Beales chief executive, Tony Brown, told the Telegraph that business had become ‘unviable’ due to further cost increases in the Autumn Budget. “This, coupled with the risks and uncertainty of further tax increases in the coming years, have left us no other option.”
Tony continued: “We have been working with the Dolphin Centre, who have been supportive, along with our investors to ensure an orderly exit. Our team has been informed, as have our suppliers. We will ensure the exit is managed and no one will be left with a financial loss.”
Beales was founded in 1881 and went on to have 23 stores. Doors closed on 22 of the outlets in 2020 when the retailer fell into administration.
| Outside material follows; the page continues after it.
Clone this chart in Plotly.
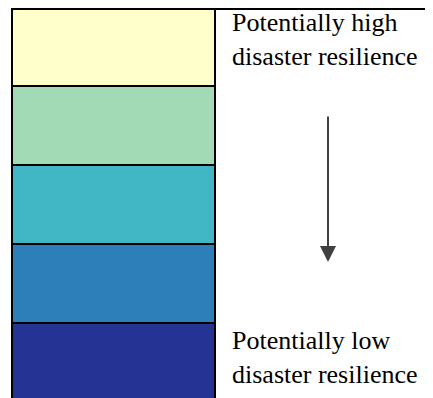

BIRA said the news signals a ‘devastating new chapter’ for Britain’s high streets. Jeff Moody, commercial director commented: “We are deeply saddened to learn of Beales’ closure. This is not just the loss of another shop – it represents the end of a retail institution that has served communities for nearly one and a half centuries. This closure starkly illustrates the devastating impact that recent tax increases are having on our retail sector.”
He went on to say: “The closure of Beales is, tragically, unlikely to be an isolated incident. With the reduction in business rates relief from 75% to 40% set for April 2025, alongside these other tax increases, many of our members are facing the impossible decisions about their future.
“This is a critical moment for British retail and we urgently need policy makers to recognise the devastating impact their decisions are having on our high streets.”
BIRA is currently in discussions with government departments to address the impact of these changes and develop a fairer business rates structure.